Sunday, January 20, 2008

Research Tip: Colorado Statutes

Official v. Unofficial

There are two versions of the Colorado statutes:
  • CRS - the “official” Colorado Revised Statutes (the red, soft-cover set, KFC1829.C66 – also on Lexis)
  • CRSA - West’s Colorado Revised Statues Annotated (the blue, hard-back set, KFC1830.1989.A2 – also on Westlaw).
If there is a choice or any discrepancy, Colo. Rev. Stat. is the version that should be cited. (See Bluebook Rule 12.2.1.a.)
How are they different?
The two versions are published differently, so one set might be more current in print than the other. The volumes of the Colorado Revised Statutes (Colo. Rev. Stat.) are published annually in softbound volumes. West’s Colorado Revised Statutes Annotated (Colo. Rev. Stat. Ann) is updated by pocket parts (updating pamphlets found in the back of the volume) and, sometimes, soft-bound cumulative supplements.
Why check both versions?
The statutory text found in both versions is the same, but there may be different cases or references to other resources in the annotations. A quick look at both versions can save you time locating key cases that interpret the statute.

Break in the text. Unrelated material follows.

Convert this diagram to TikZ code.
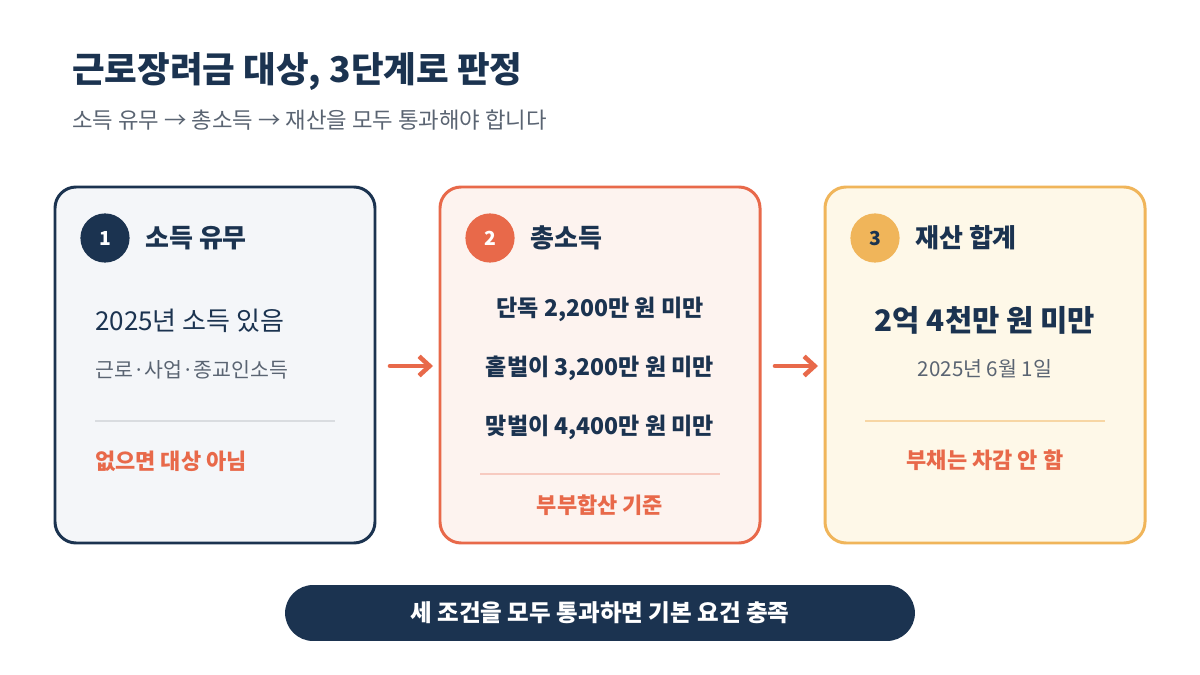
\documentclass[tikz,border=0pt]{standalone}
\usepackage{fontspec}
\setmainfont{Noto Sans CJK KR}
\usetikzlibrary{positioning,arrows.meta}
\definecolor{navy}{HTML}{1B3350}
\definecolor{coral}{HTML}{E8694A}
\definecolor{amber}{HTML}{F0B55A}
\definecolor{graytxt}{HTML}{5A6472}
\definecolor{fillA}{HTML}{F4F6F9}
\definecolor{fillB}{HTML}{FDF3EF}
\definecolor{fillC}{HTML}{FEF8E8}
\definecolor{rule}{HTML}{D9DCE0}
\tikzset{
    card/.style={draw, line width=1.7pt, rounded corners=12pt},
    badge/.style={circle, minimum size=28pt, inner sep=0pt, font=\bfseries\fontsize{11}{13}\selectfont},
    head/.style={anchor=west, text=navy, font=\bfseries\fontsize{14.8}{17}\selectfont},
    body/.style={text=navy, font=\fontsize{14.8}{17}\selectfont},
    strong/.style={text=navy, font=\bfseries\fontsize{13.1}{15}\selectfont},
    note/.style={text=graytxt, font=\fontsize{11.7}{14}\selectfont},
    warn/.style={text=coral, font=\bfseries\fontsize{12.5}{15}\selectfont},
    flow/.style={draw=coral, line width=2.6pt, -{Straight Barb[length=6pt,width=11pt]}, line cap=round}
}

\begin{document}
\begin{tikzpicture}[x=0.02cm, y=-0.02cm]
\useasboundingbox (0,0) rectangle (1200,675);
\fill[white] (0,0) rectangle (1200,675);

% title
\node[anchor=west, text=navy, font=\bfseries\fontsize{20.2}{23}\selectfont] (title) at (66,72) {근로장려금 대상, 3단계로 판정};
\node[anchor=west, text=graytxt, font=\fontsize{12.7}{15}\selectfont] (sub) at (66,120) {소득 유무 → 총소득 → 재산을 모두 통과해야 합니다};

% cards
\draw[card, draw=navy, fill=fillA] (55,187) rectangle (375,543);
\draw[card, draw=coral, fill=fillB] (440,187) rectangle (760,543);
\draw[card, draw=amber, fill=fillC] (825,187) rectangle (1145,543);

% card 1
\node[badge, fill=navy, text=white] (b1) at (105,238) {1};
\node[head] (h1) at (139,238) {소득 유무};
\node[body, anchor=west] (c1a) at (89,321) {2025년 소득 있음};
\node[note, anchor=west] (c1b) at (89,370) {근로·사업·종교인소득};
\draw[rule, line width=0.8pt] (95,421) -- (335,421);
\node[warn, anchor=west] (c1c) at (89,461) {없으면 대상 아님};

% card 2
\node[badge, fill=coral, text=white] (b2) at (490,238) {2};
\node[head] (h2) at (524,238) {총소득};
\node[strong] (c2a) at (600,309) {단독 2,200만 원 미만};
\node[strong] (c2b) at (600,368) {홑벌이 3,200만 원 미만};
\node[strong] (c2c) at (600,427) {맞벌이 4,400만 원 미만};
\draw[coral!35, line width=0.8pt] (480,474) -- (720,474);
\node[warn] (c2d) at (600,505) {부부합산 기준};

% card 3
\node[badge, fill=amber, text=navy] (b3) at (875,238) {3};
\node[head] (h3) at (909,238) {재산 합계};
\node[text=navy, font=\bfseries\fontsize{16.9}{20}\selectfont] (c3a) at (985,320) {2억 4천만 원 미만};
\node[note] (c3b) at (985,369) {2025년 6월 1일};
\draw[amber!55, line width=0.8pt] (865,421) -- (1105,421);
\node[warn] (c3c) at (985,460) {부채는 차감 안 함};

% arrows
\coordinate (a1s) at (390,366); \coordinate (a1e) at (433,366);
\coordinate (a2s) at (775,366); \coordinate (a2e) at (818,366);
\draw[flow] (a1s) -- (a1e);
\draw[flow] (a2s) -- (a2e);

% footer
\node[fill=navy, text=white, rounded corners=16pt, minimum width=12.6cm, minimum height=1.12cm,
      font=\bfseries\fontsize{13.4}{16}\selectfont] (foot) at (600,613) {세 조건을 모두 통과하면 기본 요건 충족};
\end{tikzpicture}
\end{document}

By Patty Wellinger, originally e-mailed to 1Ls 9/13/07

Research Tip: Types of Legal Authority

As you begin to do legal research it is important to know the difference between primary or secondary authority and mandatory or persuasive authority.

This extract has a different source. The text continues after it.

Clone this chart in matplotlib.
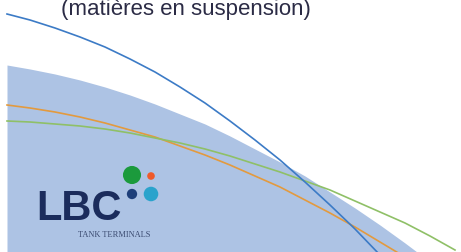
import matplotlib
matplotlib.use("Agg")
import matplotlib.pyplot as plt

# positions along the slide crop (pixel-like units)
xs = [7, 30, 55, 80, 105, 130, 155, 180, 205, 230, 255, 280, 305, 330, 355, 380, 405, 430, 455]

# shaded zone (upper edge)
zone_x = xs[:17] + [417, 461]
zone_y = [65, 69, 74, 80, 87, 95, 104, 114, 124, 136, 149, 162, 176, 192, 208, 225, 243, 252, 252]

# curves
blue_x = xs[:16]
blue_y = [14, 20, 28, 37, 47, 59, 72, 87, 103, 121, 140, 160, 182, 205, 229, 255]

orange_x = xs[:17]
orange_y = [105, 108, 112, 117, 123, 130, 137, 146, 155, 165, 176, 187, 200, 213, 227, 242, 257]

green_x = xs
green_y = [121, 122, 124, 126, 129, 133, 138, 143, 149, 156, 164, 172, 181, 190, 201, 212, 223, 236, 250]

title = "(matières en suspension)"
logo = "LBC"
logo_sub = "TANK TERMINALS"

fig = plt.figure(figsize=(4.61, 2.52), dpi=100)
ax = fig.add_axes([0, 0, 1, 1])
ax.set_xlim(0, 461)
ax.set_ylim(252, 0)
ax.axis("off")

ax.fill_between(zone_x, zone_y, 252, color="#adc3e4", lw=0, zorder=1)

ax.plot(orange_x, orange_y, color="#e39a3e", lw=1.2, zorder=3)
ax.plot(green_x, green_y, color="#8fc067", lw=1.2, zorder=3)
ax.plot(blue_x, blue_y, color="#3c7bc6", lw=1.2, zorder=4)

ax.text(186, 15, title, ha="center", va="baseline", fontsize=16,
        family=["Liberation Sans", "DejaVu Sans"], color="#2b2b45", zorder=5)

# logo
ax.text(36, 220, logo, ha="left", va="baseline", fontsize=30, fontweight="bold",
        family=["Liberation Sans", "DejaVu Sans"], color="#1b2c5c", zorder=5)
ax.text(114, 235, logo_sub, ha="center", va="center", fontsize=6,
        family=["Liberation Serif", "DejaVu Serif"], color="#3a4a70", zorder=5)
ax.scatter([132, 151, 132, 151], [175, 176, 194, 194], s=[170, 30, 55, 110],
           c=["#1b9a3c", "#ef5a2a", "#1e3f7a", "#2aa3cc"], lw=0, zorder=5)

fig.savefig("out.png", dpi=100)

Primary authority or sources include the actual rules of law created by a governmental body– constitutions, statutes and codes (from the legislature), case opinions (from the courts) and regulations (from administrative agencies). These materials may be generated from the local, state or federal level.

Secondary authority or sources include materials that explain or comment on areas of law such as articles, treatises, hornbooks or legal encyclopedias. Secondary authority is useful in helping you understand a particular legal topic or as a means of finding the primary resources since there are often citations in the text or footnotes. Secondary authority is usually not cited in a brief because it is only persuasive, meaning that the court is not required to follow the analysis.

Primary authority such as cases or statutes may be mandatory or binding if they are from your jurisdiction or they may be merely persuasive if from another jurisdiction. For example – in a Colorado state court case, Colorado Supreme Court opinions are binding; but if there is no applicable Colorado case law you might cite a California case to try to persuade the judge to rule in a similar way.

By Patty Wellinger, originally e-mailed to 1Ls 9/18/07

Research Tip: Reporters

What is a reporter?

Reporters are the books where case opinions are published or reported. Cases are printed in chronological order, so you need to already have a citation to locate a case in a reporter.
What about jurisdiction?
Reporters are available for individual states (California Reporter) or regions of the country (Pacific Reporter – 15 states including Colorado). There are also reporters for the different levels of federal courts:
  • District
    • Federal Supplement
  • Courts of Appeals
    • Federal Reporter
  • U.S. Supreme Court
    • United States Reports (U.S.),
    • United State’s Supreme Court Reporter (S.Ct.)
    • United States Supreme Court Reports, Lawyer’s Edition, (L.Ed.)

What are the parts of a citation?

Brooke v. Restaurant Servs., 906 P.2d 66 (Colo. 1995).

Volume => 906

Reporter => P

Series =>2d

Page => 66

State => Colo.

Date => 1995

What is a series?
A new series is created when a reporter reaches a certain number of volumes. For example, when the Pacific Reporter, Second Series (2d) reached 999 volumes, the Pacific Reporter, Third Series (3d) was created and started with volume 1.